Bridges often played hotheads in his early career, but this time, he basically a conscientious homesteader who will only turn combustible when pushed, which is what happens here. This is basically the familiar screen-Western story of cattle concerns who’ve had it with town invaders who want to spoil grazing land with their planted crops, setting off what come to seem like routine house torchings perpetrated against those lucky enough even to have a house (much of the cast seems to be living in covered wagons). Scott has go it alone much of the time because Edgar Buchanan plays the Abilene sheriff, casting that makes it a slam-dunk that this guy is as likely to be drinking at 10 in the morning as anyone else in the cast. As usual in these bread-and-butter Westerns, the attitude toward death is rather cavalier; reports of one altercation’s double death is met all the concern one might get from hearing someone say he’s about to visit Rhonda’s store because he needs a new truss and some hard-rock candy.

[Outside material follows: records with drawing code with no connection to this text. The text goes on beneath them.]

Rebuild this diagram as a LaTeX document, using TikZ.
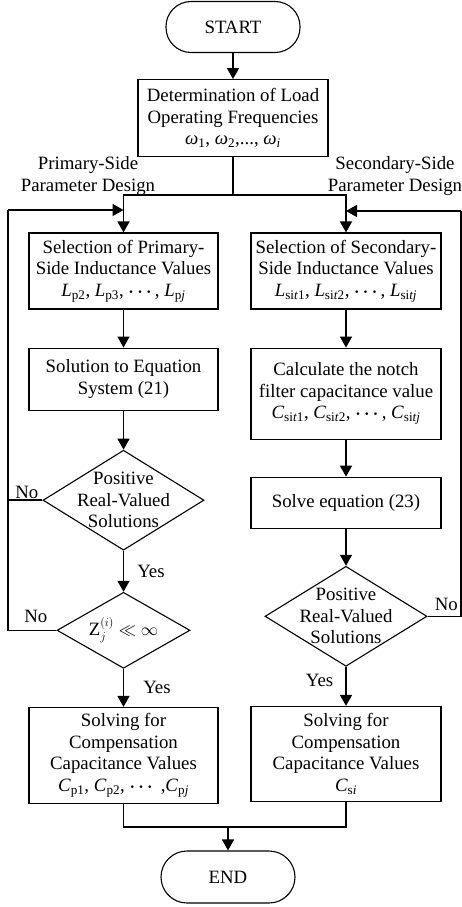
\documentclass[tikz,border=0pt]{standalone}
\usepackage{amsmath,amssymb}
\usepackage{fontspec}
\setmainfont{Liberation Serif}
\usepackage{tikz}
\usetikzlibrary{shapes.geometric, arrows.meta, positioning, calc}
\newcommand{\vsub}[2]{\textit{#1}\textsubscript{#2}}
\newcommand{\bdots}{$\boldsymbol{\cdots}$}
\tikzset{
  block/.style={rectangle, draw, line width=1.1pt, minimum width=190pt,
    align=center, inner sep=2pt, font=\fontsize{18.8}{21.5}\selectfont},
  term/.style={rectangle, draw, line width=1.1pt, rounded corners=25pt,
    minimum width=134pt, minimum height=51pt, font=\fontsize{18.8}{21.5}\selectfont},
  decision/.style={diamond, draw, line width=1.1pt, inner sep=-20pt,
    align=center, font=\fontsize{18.8}{21.5}\selectfont},
  lbl/.style={inner sep=1pt, align=center, font=\fontsize{18.8}{21.5}\selectfont},
  arr/.style={-{Triangle[length=11pt, width=12pt]}, line width=1.5pt},
  wire/.style={line width=1.5pt},
}
\begin{document}
\begin{tikzpicture}[x=1pt, y=-1pt]
  \useasboundingbox (0,0) rectangle (462,907);
  % Top
  \node[term] (start) at (233,27) {START};
  \node[block, minimum height=77pt, below=26pt of start] (det)
    {Determination of Load\\Operating Frequencies\\
     \vsub{ω}{1}, \vsub{ω}{2},..., \vsub{ω}{\textit{i}}};
  \node[lbl] (phead) at (88,176) {Primary-Side\\Parameter Design};
  \node[lbl] (shead) at (395,176) {Secondary-Side\\Parameter Design};

  % Primary side
  \node[block, minimum width=189pt, minimum height=76pt] (lsel) at (123.5,271)
    {Selection of Primary-\\Side Inductance Values\\
     \vsub{L}{p2}, \vsub{L}{p3}, \bdots, \vsub{L}{p\textit{j}}};
  \node[block, minimum width=189pt, minimum height=62pt, below=38pt of lsel] (lsol)
    {Solution to Equation\\System (21)};
  \node[decision, minimum width=161pt, minimum height=100pt, below=39pt of lsol] (lpos)
    {Positive\\Real-Valued\\Solutions};
  \node[decision, minimum width=133pt, minimum height=76pt, below=41pt of lpos] (lzin)
    {$\mathrm{Z}_j^{(i)} \ll \infty$};
  \node[block, minimum width=189pt, minimum height=96pt, below=38pt of lzin] (lcap)
    {Solving for\\Compensation\\Capacitance Values\\
     \vsub{C}{p1}, \vsub{C}{p2}, \bdots\ ,\vsub{C}{p\textit{j}}};

  % Secondary side
  \node[block, minimum height=76pt] (rsel) at (346,271)
    {Selection of Secondary-\\Side Inductance Values\\
     \vsub{L}{si\textit{t}1}, \vsub{L}{si\textit{t}2}, \bdots, \vsub{L}{si\textit{tj}}};
  \node[block, minimum height=91pt, below=38pt of rsel] (rnotch)
    {Calculate the notch\\filter capacitance value\\
     \vsub{C}{si\textit{t}1}, \vsub{C}{si\textit{t}2}, \bdots, \vsub{C}{si\textit{tj}}};
  \node[block, minimum height=51pt, below=37pt of rnotch] (rsolve) {Solve equation (23)};
  \node[decision, minimum width=162pt, minimum height=100pt, below=37pt of rsolve] (rpos)
    {Positive\\Real-Valued\\Solutions};
  \node[block, minimum height=95pt, below=39pt of rpos] (rcap)
    {Solving for\\Compensation\\Capacitance Values\\\vsub{C}{s\textit{i}}};

  % End
  \node[term, minimum height=52pt, rounded corners=26pt] (end) at (228,877) {END};

  % Loop points
  \coordinate (split) at (233,195);
  \coordinate (lloop) at (8,210);
  \coordinate (rloop) at (461,211);
  \coordinate (join) at (234,827);

  \draw[arr] (start) -- (det);
  \draw[wire] (det.south) -- (split);
  \draw[arr] (split) -| (lsel.north);
  \draw[arr] (split) -| (rsel.north);

  \draw[arr] (lsel) -- (lsol);
  \draw[arr] (lsol) -- (lpos);
  \draw[arr] (lpos) -- node[lbl, right=12pt] {Yes} (lzin);
  \draw[arr] (lzin) -- node[lbl, right=18pt] {Yes} (lcap);
  \draw[wire] (lzin.west) -| (lloop);
  \draw[wire] (lpos.west) -- (lpos.west -| lloop);
  \draw[arr] (lloop) -- (lloop -| lsel.north);
  \node[lbl, above left=0pt and 3pt of lpos.west] (lno1) {No};
  \node[lbl, above left=6pt and 8pt of lzin.west] (lno2) {No};

  \draw[arr] (rsel) -- (rnotch);
  \draw[arr] (rnotch) -- (rsolve);
  \draw[arr] (rsolve) -- (rpos);
  \draw[arr] (rpos) -- node[lbl, left=11pt, yshift=6pt] {Yes} (rcap);
  \draw[wire] (rpos.east) -| (rloop);
  \draw[arr] (rloop) -- (rloop -| rsel.north);
  \node[lbl, above right=4pt and 6pt of rpos.east] (rno) {No};

  \draw[wire] (lcap.south) |- (join) -| (rcap.south);
  \draw[arr] (end.north |- join) -- (end);
\end{tikzpicture}
\end{document}
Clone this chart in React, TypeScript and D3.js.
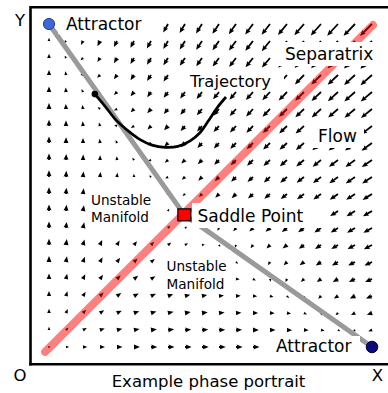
import React from "react";
import * as d3 from "d3";

// ---- data ----
// Competitive Lotka-Volterra system: x' = x(1 - x - ALPHA*y), y' = y(1 - y - BETA*x)
const ALPHA = 1.42;
const BETA = 1.41;
const GRID_STEPS = d3.range(20).map((i) => i / 19);
const ATTRACTORS = [
  [0, 1],
  [1, 0],
];
const SADDLE = [(1 - ALPHA) / (1 - ALPHA * BETA), (1 - BETA) / (1 - ALPHA * BETA)];
const SEPARATRIX = [
  [-0.012, -0.015],
  [1.003, 0.997],
];
const TRAJECTORY = [
  [0.142, 0.783],
  [0.173, 0.746],
  [0.207, 0.703],
  [0.245, 0.669],
  [0.282, 0.642],
  [0.319, 0.625],
  [0.359, 0.618],
  [0.399, 0.621],
  [0.437, 0.638],
  [0.468, 0.664],
  [0.492, 0.698],
  [0.52, 0.74],
  [0.548, 0.774],
];
const LABEL_TEXTS = [
  "Attractor",
  "Trajectory",
  "Separatrix",
  "Flow",
  "Saddle Point",
  "Unstable|Manifold",
  "Unstable|Manifold",
  "Attractor",
];
const AXIS_TEXTS = ["Y", "O", "X", "Example phase portrait"];

// ---- layout ----
const W = 388;
const H = 393;
const FONT = "DejaVu Sans, Verdana, sans-serif";
const LABEL_LAYOUT = [
  { x: 66, y: 30, size: 17, box: [58, 13, 160, 34] },
  { x: 190, y: 86.7, size: 16.4, box: [180, 69, 284, 90] },
  { x: 285, y: 59.5, size: 17, box: [277, 42, 390, 66] },
  { x: 318, y: 142, size: 17, box: [306, 118, 364, 148] },
  { x: 197.5, y: 222, size: 17, box: [192, 203, 328, 228] },
  { x: 91, y: 205, size: 13.6, lh: 17, box: [88, 181, 157, 232] },
  { x: 166.5, y: 271, size: 13.6, lh: 17.5, box: [160, 250, 231, 293] },
  { x: 276, y: 352.3, size: 17, box: [268, 336, 360, 360] },
];

function field(x: number, y: number) {
  return [x * (1 - x - ALPHA * y), y * (1 - y - BETA * x)];
}

export default function App() {
  const sx = d3.scaleLinear().domain([0, 1]).range([49, 372]);
  const sy = d3.scaleLinear().domain([0, 1]).range([347, 24]);
  const lenScale = d3.scalePow().exponent(0.45).domain([0, 2]).range([0, 17]);

  const sw = 1.8,
    hw = 5.0,
    hl = 6.0,
    hal = 5.3;

  const arrows: React.ReactNode[] = [];
  GRID_STEPS.forEach((gx, i) => {
    GRID_STEPS.forEach((gy, j) => {
      const [vx, vy] = field(gx, gy);
      const m = Math.hypot(vx, vy);
      const L = lenScale(m);
      const px = sx(gx);
      const py = sy(gy);
      const ang = (Math.atan2(-vy, vx) * 180) / Math.PI;
      let pts: number[][];
      if (L < 1.4) {
        arrows.push(<circle key={`a${i}-${j}`} cx={px} cy={py} r={0.9} fill="#000" />);
        return;
      } else if (L < hl) {
        const s = Math.max(L / hl, 0.5);
        pts = [
          [0, (-hw * s) / 2],
          [L, 0],
          [0, (hw * s) / 2],
        ];
      } else {
        pts = [
          [0, -sw / 2],
          [L - hal, -sw / 2],
          [L - hl, -hw / 2],
          [L, 0],
          [L - hl, hw / 2],
          [L - hal, sw / 2],
          [0, sw / 2],
        ];
      }
      arrows.push(
        <polygon
          key={`a${i}-${j}`}
          points={pts.map((p) => p.join(",")).join(" ")}
          transform={`translate(${px},${py}) rotate(${ang})`}
          fill="#000"
        />
      );
    });
  });

  const line = d3
    .line<number[]>()
    .x((d) => sx(d[0]))
    .y((d) => sy(d[1]));
  const trajLine = d3
    .line<number[]>()
    .x((d) => sx(d[0]))
    .y((d) => sy(d[1]))
    .curve(d3.curveCatmullRom);

  const manifold = [ATTRACTORS[0], SADDLE, ATTRACTORS[1]];

  return (
    <svg
      width={W}
      height={H}
      style={{ position: "absolute", left: 0, top: 0, background: "#fff" }}
      fontFamily={FONT}
    >
      <rect x={0} y={0} width={W} height={H} fill="#fff" />
      {arrows}
      <path
        d={line(SEPARATRIX) || ""}
        stroke="rgb(255,0,0)"
        strokeOpacity={0.5}
        strokeWidth={8}
        strokeLinecap="round"
        fill="none"
      />
      <path
        d={line(manifold) || ""}
        stroke="#9a9a9a"
        strokeWidth={5}
        fill="none"
        strokeLinejoin="round"
      />
      <path d={trajLine(TRAJECTORY) || ""} stroke="#000" strokeWidth={2.7} fill="none" />
      {LABEL_TEXTS.map((t, k) => {
        const L = LABEL_LAYOUT[k];
        const [x0, y0, x1, y1] = L.box;
        const lines = t.split("|");
        return (
          <g key={`l${k}`}>
            <rect x={x0} y={y0} width={x1 - x0} height={y1 - y0} fill="#fff" />
            {lines.map((s, n) => (
              <text key={n} x={L.x} y={L.y + n * (L.lh || 0)} fontSize={L.size} fill="#000">
                {s}
              </text>
            ))}
          </g>
        );
      })}
      <circle cx={sx(TRAJECTORY[0][0])} cy={sy(TRAJECTORY[0][1])} r={3.3} fill="#000" />
      <rect
        x={sx(SADDLE[0]) - 6.5}
        y={sy(SADDLE[1]) - 6}
        width={13}
        height={12}
        fill="#ff0000"
        stroke="#000"
        strokeWidth={1.2}
      />
      <circle
        cx={sx(ATTRACTORS[0][0])}
        cy={sy(ATTRACTORS[0][1])}
        r={5.6}
        fill="#3d68d8"
        stroke="#23408f"
        strokeWidth={1}
      />
      <circle
        cx={sx(ATTRACTORS[1][0])}
        cy={sy(ATTRACTORS[1][1])}
        r={5.8}
        fill="#0a0a78"
        stroke="#00004a"
        strokeWidth={1}
      />
      {/* frame */}
      <path d="M30.5,365.5 V7.3 H390" stroke="#000" strokeWidth={2.6} fill="none" />
      <path d="M29.2,364.3 H390" stroke="#000" strokeWidth={2.6} fill="none" />
      <text x={20} y={26} fontSize={16.5} textAnchor="middle">
        {AXIS_TEXTS[0]}
      </text>
      <text x={20} y={381} fontSize={16.5} textAnchor="middle">
        {AXIS_TEXTS[1]}
      </text>
      <text x={377.3} y={381} fontSize={16.5} textAnchor="middle">
        {AXIS_TEXTS[2]}
      </text>
      <text x={111.7} y={386.5} fontSize={16.5}>
        {AXIS_TEXTS[3]}
      </text>
    </svg>
  );
}
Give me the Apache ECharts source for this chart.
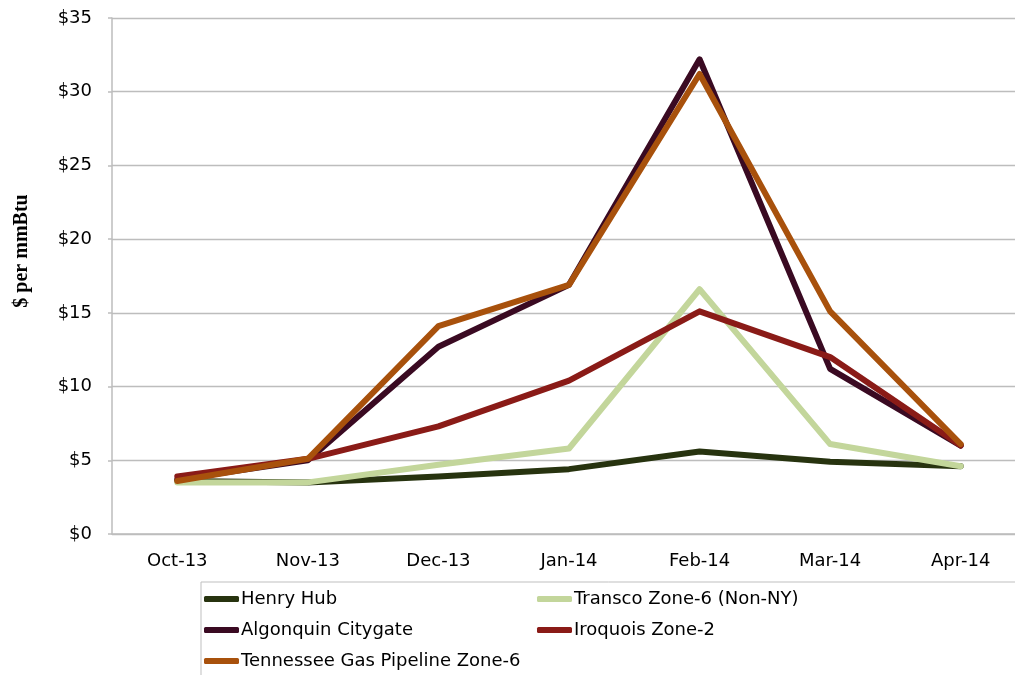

Town is the kind of ’40s indie that usually descends into public domain hell, so the selling point here is a utilized 35mm fine grain from the British Film Institute (the print carries the familiar Brit censor board logo at the beginning). There’s a little wear but not nearly as much as I might have expected, and the black-and-white contrast levels were surprisingly robust on my 75-inch Samsung. Panamint is a British distributor with a tiny repertoire whose owner must have something of a Fleming yen, given that one of the company’s other titles is 1953’s Inferno (one of the greatest-looking Technicolor Blu-rays I know), in which the murderous wife she plays is not spending much time in church pews. Fleming also supplies a remembrance of what was only her second major screen appearance in an accompanying 16-page booklet that further provides welcome bios of AT’s cast/crew principals — though either an editing error or downright mistakes wreak some havoc in the list of cinematographer Archie Stout’s subsequent credits. The director here was Edwin L. Marin, who did a lot of Scott Westerns that I’ve either never seen or haven’t seen in decades (a couple of them recently came out on Blu-ray). At the time, Marin had recently done Tall in the Saddle, in which Ella Raines became one of my two favorite John Wayne leading ladies (Gail Russell would be the other) who were not named Maureen O’Hara. In Saddle’s case, Raines was more like a leading tomboy — and combined with the knockabout interplay between Scott and Dvorak here, there’s heavy indication that Marin must have had a flair for portraying romantic tension.